22 de mai. de 2006

Mau jornalismo no horário nobre

Imagino que a audiência nem perceba. Mas o jornal nacional é capaz de verdadeiras aulas de mau jornalismo, falhando no mais básico da profissão: a checagem das informações. No processo de transição da prefeitura de São Paulo, no começo de 2005, a ex-prefeita, Marta Suplicy, do PT, deixou de pagar, no final de dezembro, uma parcela de cerca de R$100 milhões da dívida da cidade com a União. José Serra, do PSDB, reclamou. A assessoria de Marta confirmou o não pagamento, mas alegou que faltou dinheiro por que o governo de São Paulo, do governador do PSDB Geraldo Alckmin, havia depositado uma verba que cabia à prefeitura em juízo. Isso significa que o dinheiro estaria indisponível até que a pendência jurídica que envolvia os recursos fosse sanada.
O Jornal Nacional contou tudo isso. Aparentemente, um primor de jornalismo. Eis o equívoco. A primeira coisa a fazer diante da alegação de Marta era verificar se havia o tal depósito de fato e se, com ele, a prefeitura teria perdido a capacidade de pagamento. Se houvesse o depósito, é necessário saber o porquê. Eventualmente, o Governo do Estado podia estar jogando com isso para desgastar Marta. Ou não. A audiência não ficou sabendo disso. A notícia se reduziu a “fulano disse X, mas Beltrano explicou X por Y”. Cabia ao jornalista chagar a informação e fazer a matéria completa.

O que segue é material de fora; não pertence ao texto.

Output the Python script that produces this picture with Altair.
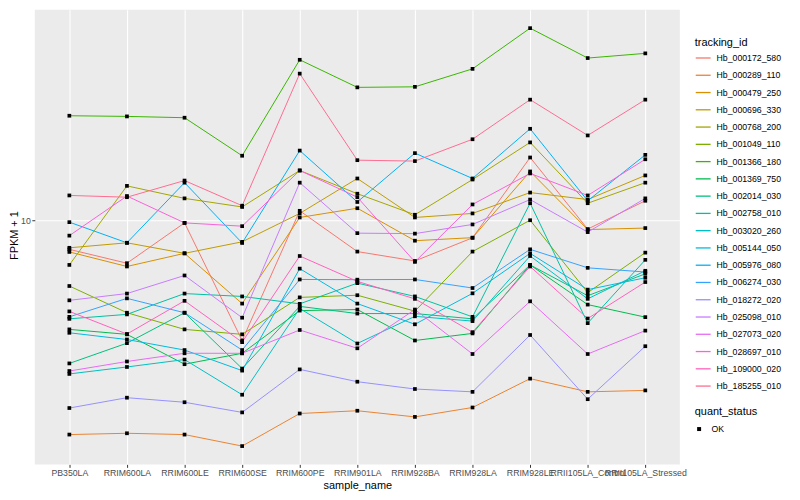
import altair as alt
import pandas as pd

samples = ["PB350LA", "RRIM600LA", "RRIM600LE", "RRIM600SE", "RRIM600PE", "RRIM901LA",
           "RRIM928BA", "RRIM928LA", "RRIM928LE", "RRII105LA_Control", "RRII105LA_Stressed"]

ids = ["Hb_000172_580", "Hb_000289_110", "Hb_000479_250", "Hb_000696_330", "Hb_000768_200",
       "Hb_001049_110", "Hb_001366_180", "Hb_001369_750", "Hb_002014_030", "Hb_002758_010",
       "Hb_003020_260", "Hb_005144_050", "Hb_005976_080", "Hb_006274_030", "Hb_018272_020",
       "Hb_025098_010", "Hb_027073_020", "Hb_028697_010", "Hb_109000_020", "Hb_185255_010"]

colors = ["#F8766D", "#EA8331", "#D89000", "#C09B00", "#A3A500", "#7CAE00", "#39B600", "#00BB4E",
          "#00BF7D", "#00C1A3", "#00BFC4", "#00BAE0", "#00B0F6", "#35A2FF", "#9590FF", "#C77CFF",
          "#E76BF3", "#FA62DB", "#FF62BC", "#FF6C91"]

hb_000172_580 = [8.11, 7.34, 9.81, 4.21, 10.7, 7.98, 7.46, 8.81, 15.7, 9.38, 11.5]
hb_000289_110 = [2.14, 2.16, 2.14, 1.97, 2.49, 2.54, 2.43, 2.60, 3.20, 2.91, 2.94]
hb_000479_250 = [7.96, 7.17, 7.88, 5.49, 10.2, 10.9, 8.63, 8.82, 14.2, 9.35, 9.45]
hb_000696_330 = [8.20, 8.50, 7.88, 8.56, 10.5, 13.5, 10.2, 10.5, 12.2, 11.6, 13.8]
hb_000768_200 = [7.25, 12.8, 11.7, 11.0, 14.3, 12.1, 10.4, 13.4, 17.5, 11.3, 13.1]
hb_001049_110 = [6.23, 5.14, 4.56, 4.40, 5.74, 5.83, 5.20, 7.98, 10.0, 5.94, 7.92]
hb_001366_180 = [21.2, 21.1, 20.9, 15.9, 31.7, 26.0, 26.1, 29.7, 39.8, 32.1, 33.2]
hb_001369_750 = [4.56, 4.40, 3.55, 3.84, 5.22, 5.26, 4.21, 4.43, 7.25, 5.45, 4.98]
hb_002014_030 = [3.57, 4.13, 5.14, 3.44, 5.38, 5.11, 5.11, 4.92, 7.25, 5.81, 6.80]
hb_002758_010 = [4.92, 5.08, 5.90, 5.78, 5.48, 6.36, 5.78, 4.99, 11.3, 4.77, 7.52]
hb_003020_260 = [3.31, 3.48, 3.67, 2.85, 5.30, 4.12, 5.01, 4.84, 7.73, 5.68, 6.95]
hb_005144_050 = [4.45, 4.24, 3.93, 3.39, 7.06, 5.49, 4.73, 5.91, 7.88, 6.07, 6.61]
hb_005976_080 = [9.86, 8.50, 13.1, 8.49, 16.5, 11.4, 16.2, 13.5, 19.3, 11.5, 16.0]
hb_006274_030 = [4.99, 5.70, 5.14, 3.93, 6.53, 6.52, 6.53, 6.14, 8.11, 7.10, 6.89]
hb_018272_020 = [2.59, 2.79, 2.70, 2.51, 3.42, 3.13, 2.97, 2.91, 4.38, 2.76, 4.04]
hb_025098_010 = [5.62, 5.90, 6.72, 4.96, 13.1, 9.11, 9.08, 9.70, 11.6, 9.18, 11.7]
hb_027073_020 = [3.38, 3.62, 3.84, 3.84, 4.54, 3.98, 5.26, 3.82, 5.58, 3.82, 4.52]
hb_028697_010 = [8.95, 11.9, 9.81, 9.58, 14.3, 11.8, 7.41, 11.2, 14.0, 11.95, 15.5]
hb_109000_020 = [5.19, 4.41, 5.60, 4.16, 7.73, 6.44, 5.68, 4.47, 7.17, 4.93, 6.41]
hb_185255_010 = [11.95, 11.8, 13.3, 11.1, 28.7, 15.4, 15.3, 17.9, 23.8, 18.4, 23.8]

series = [hb_000172_580, hb_000289_110, hb_000479_250, hb_000696_330, hb_000768_200,
          hb_001049_110, hb_001366_180, hb_001369_750, hb_002014_030, hb_002758_010,
          hb_003020_260, hb_005144_050, hb_005976_080, hb_006274_030, hb_018272_020,
          hb_025098_010, hb_027073_020, hb_028697_010, hb_109000_020, hb_185255_010]

rows = []
for tid, vals in zip(ids, series):
    for s, v in zip(samples, vals):
        rows.append({"tracking_id": tid, "sample_name": s, "fpkm": v, "quant_status": "OK"})
df = pd.DataFrame(rows)

FONT = "Liberation Sans"

x_enc = alt.X("sample_name:N", sort=samples,
              scale=alt.Scale(type="point", padding=0.6),
              axis=alt.Axis(title="sample_name", labelAngle=0, labelFontSize=8.8,
                            labelColor="#4D4D4D", labelPadding=1.5, tickColor="#333333",
                            tickSize=3, domain=False, grid=True, gridColor="white",
                            gridWidth=1.1, labelOverlap=False, titleFontSize=11,
                            titleFontWeight="normal", titleColor="black", titleY=15))
y_enc = alt.Y("fpkm:Q",
              scale=alt.Scale(type="log", domain=[1.727, 45.4], nice=False, zero=False),
              axis=alt.Axis(title="FPKM + 1", values=[10], format="d", labelFontSize=8.8,
                            labelColor="#4D4D4D", labelPadding=1.5, tickColor="#333333",
                            tickSize=3, domain=False, grid=True, gridColor="white",
                            gridWidth=1.1, titleFontSize=11, titleFontWeight="normal",
                            titleColor="black", titleX=-15, titleY=227))

lines = alt.Chart(df).mark_line(strokeWidth=1).encode(
    x=x_enc, y=y_enc,
    color=alt.Color("tracking_id:N", sort=ids,
                    scale=alt.Scale(domain=ids, range=colors),
                    legend=alt.Legend(title="tracking_id", orient="none", legendX=665,
                                      legendY=27, symbolType="stroke", symbolSize=225,
                                      symbolStrokeWidth=1.3, rowPadding=3.4, labelOffset=5,
                                      labelFontSize=8.8, labelColor="black",
                                      titleFontSize=11, titleFontWeight="normal",
                                      titleColor="black", titlePadding=2)),
)

points = alt.Chart(df).mark_point(filled=True, color="black", size=14, opacity=1).encode(
    x=x_enc, y=y_enc,
    shape=alt.Shape("quant_status:N", scale=alt.Scale(range=["square"]),
                    legend=alt.Legend(title="quant_status", orient="none", legendX=665,
                                      legendY=399, symbolSize=16, symbolFillColor="black",
                                      symbolStrokeColor="black", labelFontSize=8.8,
                                      labelColor="black", labelOffset=8, titleFontSize=11,
                                      titleFontWeight="normal", titleColor="black",
                                      titlePadding=8)),
)

chart = alt.layer(lines, points).properties(
    width=650, height=458,
    autosize=alt.AutoSizeParams(type="none"),
    padding={"left": 27, "top": 0, "right": 113, "bottom": 32},
).configure(font=FONT).configure_view(fill="#EBEBEB", strokeWidth=0)

chart.save("out.html", embed_options={"renderer": "svg", "actions": False})
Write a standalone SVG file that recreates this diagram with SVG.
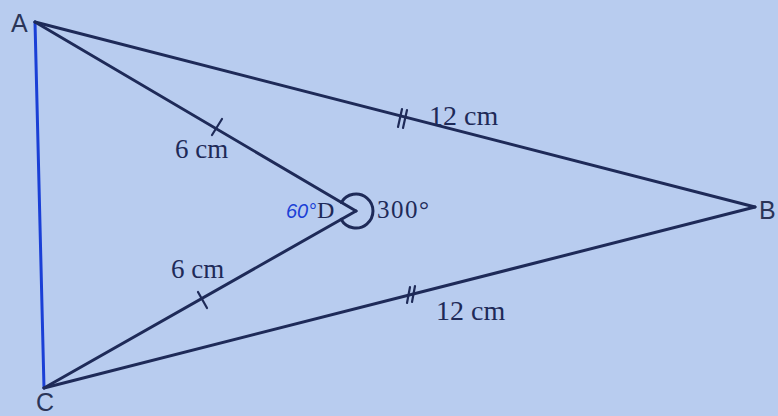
<svg xmlns="http://www.w3.org/2000/svg" width="778" height="416" viewBox="0 0 778 416">
<style>
.edge{stroke:#1e2a58;stroke-width:3;stroke-linecap:round;fill:none}
.blue{stroke:#1a3fd6;stroke-width:3;fill:none;stroke-linecap:round}
.tick{stroke:#1e2a58;stroke-width:2.2;stroke-linecap:round;fill:none}
.lbl{font-family:"Liberation Serif",serif;fill:#1e2a58}
.pt{font-family:"Liberation Sans",sans-serif;fill:#2a3558;font-size:25px}
</style>
<rect width="778" height="416" fill="#b8ccef"/>
<g id="connectors">
  <line class="blue" x1="35" y1="22" x2="44" y2="388"/>
  <line class="edge" x1="35" y1="22" x2="755" y2="207"/>
  <line class="edge" x1="35" y1="22" x2="356" y2="211"/>
  <line class="edge" x1="44" y1="388" x2="356" y2="211"/>
  <line class="edge" x1="44" y1="388" x2="755" y2="207"/>
  <line class="tick" x1="212" y1="135" x2="222" y2="119"/>
  <line class="tick" x1="198" y1="292" x2="207" y2="308"/>
  <line class="tick" x1="398" y1="127" x2="402" y2="109"/>
  <line class="tick" x1="403" y1="128" x2="407" y2="110"/>
  <line class="tick" x1="407" y1="303" x2="410" y2="287"/>
  <line class="tick" x1="412" y1="302" x2="415" y2="286"/>
  <path class="edge" d="M341.3 202.4 A17 17 0 1 1 341.2 219.4" stroke-width="2.5"/>
</g>
<g id="A"><text class="pt" x="11" y="32">A</text></g>
<g id="B"><text class="pt" x="759" y="219">B</text></g>
<g id="C"><text class="pt" x="36" y="411" font-size="22">C</text></g>
<g id="D"><text class="lbl" x="317" y="218" font-size="24">D</text></g>
<g id="labels">
  <text class="lbl" x="175" y="158" font-size="27">6 cm</text>
  <text class="lbl" x="171" y="278" font-size="27">6 cm</text>
  <text class="lbl" x="429" y="125" font-size="28">12 cm</text>
  <text class="lbl" x="436" y="320" font-size="28">12 cm</text>
  <text class="lbl" x="377" y="218" font-size="25" letter-spacing="1.5">300°</text>
  <text x="286" y="218" font-family="'Liberation Sans',sans-serif" font-style="italic" font-size="20" fill="#1a3fd6">60°</text>
</g>
</svg>
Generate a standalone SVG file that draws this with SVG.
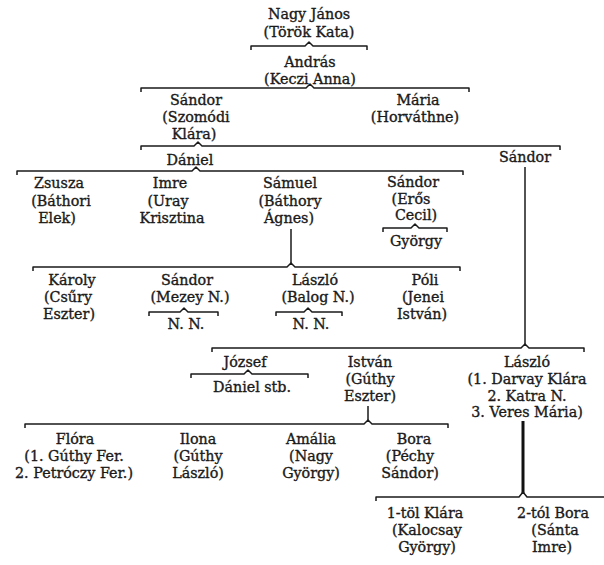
<svg xmlns="http://www.w3.org/2000/svg" width="604" height="565" viewBox="0 0 604 565">
<style>
text{font-family:"DejaVu Serif","Liberation Serif",serif;font-size:14.3px;fill:#1a1a1a;stroke:#1a1a1a;stroke-width:0.35;text-anchor:middle}
.b{fill:none;stroke:#1a1a1a;stroke-width:1.5;stroke-linejoin:round}
.v{fill:none;stroke:#1a1a1a;stroke-width:1.5}
.t{fill:none;stroke:#111;stroke-width:3}
</style>
<rect width="604" height="565" fill="#fff"/>
<g id="connectors">
<path class="b" d="M251 50V46H305L309 42L313 46H367V50"/>
<path class="b" d="M141 92V88H306L310 84L314 88H469V92"/>
<path class="b" d="M141 150V146H194L198 142L202 146H560V150"/>
<path class="b" d="M17 175V171H192L196 167L200 171H463V175"/>
<path class="b" d="M383 232V228H411L415 224L419 228H447V232"/>
<line class="v" x1="291" y1="229" x2="291" y2="263"/>
<path class="b" d="M33 271V267H287L291 263L295 267H460V271"/>
<path class="b" d="M149 316V312H180L184 308L188 312H218V316"/>
<path class="b" d="M276 316V312H304L308 308L312 312H342V316"/>
<line class="v" x1="525" y1="167" x2="525" y2="344"/>
<path class="b" d="M212 352V348H521L525 344L529 348H584V352"/>
<path class="b" d="M191 378V374H244L248 370L252 374H308V378"/>
<line class="v" x1="368" y1="406" x2="368" y2="420"/>
<path class="b" d="M25 428V424H364L368 420L372 424H448V428"/>
<line class="t" x1="523" y1="421" x2="523" y2="493"/>
<path class="b" d="M376 501V497H519L523 492L527 497H604"/>
</g>
<g id="nagy-janos"><text x="309" y="19">Nagy János</text><text x="309" y="37">(Török Kata)</text></g>
<g id="andras"><text x="310" y="67">András</text><text x="310" y="84">(Keczi Anna)</text></g>
<g id="sandor-1"><text x="196" y="105">Sándor</text><text x="196" y="122">(Szomódi</text><text x="194" y="139">Klára)</text></g>
<g id="maria"><text x="418" y="105">Mária</text><text x="415" y="122">(Horváthne)</text></g>
<g id="daniel"><text x="190" y="165">Dániel</text></g>
<g id="sandor-2"><text x="525" y="162">Sándor</text></g>
<g id="zsusza"><text x="59" y="188">Zsusza</text><text x="61" y="206">(Báthori</text><text x="57" y="223">Elek)</text></g>
<g id="imre"><text x="170" y="188">Imre</text><text x="168" y="206">(Uray</text><text x="172" y="223">Krisztina</text></g>
<g id="samuel"><text x="290" y="188">Sámuel</text><text x="290" y="206">(Báthory</text><text x="289" y="223">Ágnes)</text></g>
<g id="sandor-3"><text x="413" y="187">Sándor</text><text x="411" y="204">(Erős</text><text x="416" y="220">Cecil)</text></g>
<g id="gyorgy"><text x="416" y="246">György</text></g>
<g id="karoly"><text x="72" y="285">Károly</text><text x="68" y="302">(Csűry</text><text x="69" y="319">Eszter)</text></g>
<g id="sandor-4"><text x="187" y="285">Sándor</text><text x="190" y="302">(Mezey N.)</text></g>
<g id="nn-1"><text x="186" y="329">N. N.</text></g>
<g id="laszlo-1"><text x="315" y="285">László</text><text x="318" y="302">(Balog N.)</text></g>
<g id="nn-2"><text x="311" y="329">N. N.</text></g>
<g id="poli"><text x="425" y="285">Póli</text><text x="423" y="302">(Jenei</text><text x="422" y="319">István)</text></g>
<g id="jozsef"><text x="245" y="367">József</text></g>
<g id="daniel-stb"><text x="252" y="392">Dániel stb.</text></g>
<g id="istvan"><text x="370" y="367">István</text><text x="370" y="384">(Gúthy</text><text x="370" y="401">Eszter)</text></g>
<g id="laszlo-2"><text x="527" y="367">László</text><text x="527" y="384">(1. Darvay Klára</text><text x="527" y="401">2. Katra N.</text><text x="527" y="417">3. Veres Mária)</text></g>
<g id="flora"><text x="75" y="444">Flóra</text><text x="74" y="461">(1. Gúthy Fer.</text><text x="74" y="478">2. Petróczy Fer.)</text></g>
<g id="ilona"><text x="198" y="444">Ilona</text><text x="198" y="461">(Gúthy</text><text x="198" y="478">László)</text></g>
<g id="amalia"><text x="311" y="444">Amália</text><text x="311" y="461">(Nagy</text><text x="311" y="478">György)</text></g>
<g id="bora-1"><text x="414" y="444">Bora</text><text x="410" y="461">(Péchy</text><text x="410" y="478">Sándor)</text></g>
<g id="klara"><text x="425" y="518">1-töl Klára</text><text x="427" y="535">(Kalocsay</text><text x="427" y="552">György)</text></g>
<g id="bora-2"><text x="553" y="518">2-tól Bora</text><text x="555" y="535">(Sánta</text><text x="552" y="552">Imre)</text></g>
</svg>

Os jornalistas da Globo estão longe de ser amadores. Muitas vezes, estas gafes são por hábito. Mau-hábito, diga-se. A preguiça profissional é providencial. Fazer jornalismo de verdade dá trabalho. Deixá-lo assim é mais fácil e mais espetaculoso. Fazer mau jornalismo é um hábito da TV. Ela precisa converter a política neste jogo de disse que disse, neste emaranhado onde não se sabe a verdade. A TV busca sempre, na declaração dos políticos, aquilo que converta política num ringue. Se o público percebe a política assim, a TV tem parte de culpa.
A notícia é mais saborosa quando a polêmica é intensa. Os pequenos lapsos jornalísticos também permitem construir uma imagem que tem pouca relação com os acontecimentos. Isso é muito conveniente quando o jornal é um instrumento de poder. Jornalismo bem feito é algo que a Globo faz de vez em quando, para dizer que sabe, para afirmar que o resto tem o mesmo apuro. Saber, sabe mesmo. A questão é se quer.